Among other segments, prices for spices rose by 8.03 per cent, fruits by 6.28 per cent, prepared meals, snacks, sweets, etc. by 5.28 per cent, and milk and dairy products by 2.59 per cent. Sugar and confectionery and cereals and products heads saw marginal declines of 0.7 per cent and 0.35 per cent, respectively.
Meanwhile, prices in fuel and light segment increased 3.53 per cent. The increase came on the back of incessant rise in transportation fuel and cooking gas prices during February. The rate hike saw petrol prices hit Rs 100 per litre in several cities across the country, while diesel remained above Rs 90 per litre.
LPG prices were also hiked several times in February, taking them to Rs 769 for a 14.2 kg non-subsidised cylinder for domestic use, in Delhi and Mumbai, Rs 795 in Kolkata and RS 785 in Chennai, as on February 25.
With the latest spurt, retail inflation once again moved towards the upper tolerance margin mandated by the Reserve Bank of India (RBI). It, however, is still a ways from crossing this limit. The central bank recommends inflation to be at 4 per cent, allowing an upper and lower tolerance band of 2 per cent each. The RBI closely follows retail inflation to determine its monetary policy.

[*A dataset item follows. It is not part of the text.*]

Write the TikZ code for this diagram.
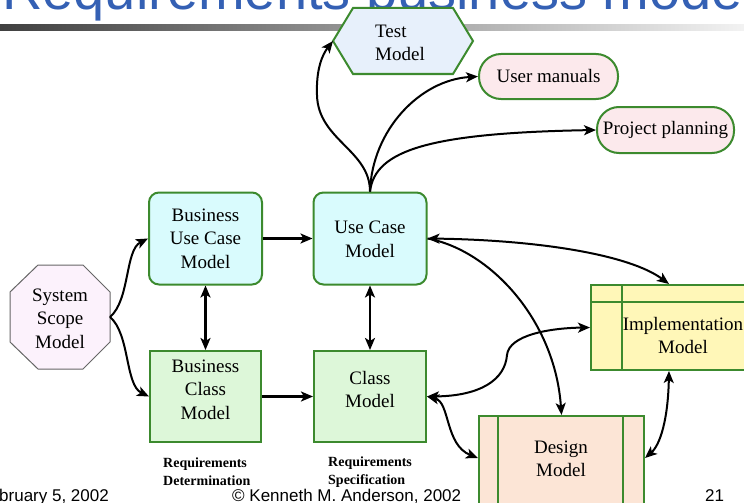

"There's has been a significant rebound in February inflation figure to 5.03 per cent from 4.06 per cent in January, mostly on the back of rise in food inflation and fuel. The rising global crude prices will continue to add inflationary risks going ahead and CPI will remain elevated. Currently CPI is within RBI's target range but at the April meeting, the central bank will have to tackle with increasing inflation and rising bond yields, as cascading impact may slow India's growth," said Rahul Gupta, Head of Research- Currency, Emkay Global Financial Services.
"The rise in inflation is on account of elevated food, vegetable prices, core inflation at 5.88 per cent is a concern. The rising crude price and its impact on retail fuel prices are a risk to inflation going forward," said Nish Bhatt, Founder and CEO, Millwood Kane International.